Ich wollte mich bereits an der Ausarbeitung einer neuen Idee machen, doch der Bengale hielt mich zurück. Er drückte uns stattdessen Taschenlampen in die Pfoten und forderte uns auf, die Kette zu beleuchten.
Wir schalteten das Licht an, suchten uns die richtige Entfernung und sahen dann in der Ferne die Schatten eines großen Wolfsrudels auf der Fassade des Rathauses. Die dunkle Silhouette sah bedrohlich aus. Das mussten wohl auch die Waschbären gedacht haben, denn sie hielten plötzlich inne, wussten zunächst nicht, wie sie reagieren sollten und berieten sich kurz. Offenbar waren sie so beeindruckt, dass sie sich nach wenigen Sekunden duckten, in die Schatten verkrochen und den Rückzug antraten. Sie verschwanden so schnell aus der Stadt, wie sie gekommen waren, ohne auch nur den kleinsten Schaden angerichtet oder etwas gestohlen zu haben.

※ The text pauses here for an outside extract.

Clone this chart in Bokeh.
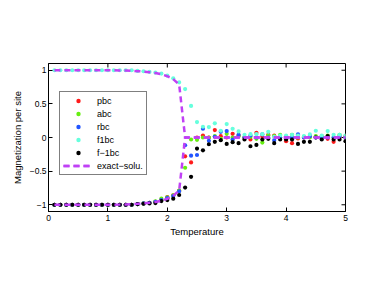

Kurz darauf kamen der Mann und die Frau zu uns zurück.
»Na, war alles ruhig in der Zwischenzeit oder ist etwas Aufregendes passiert, das wir verpasst haben?«
Ich schüttelte nur den Kopf, gähnte übertrieben laut und ließ mich müde auf das Bett fallen. Ich versicherte ihnen, dass es ein Abend voller Langeweile gewesen war.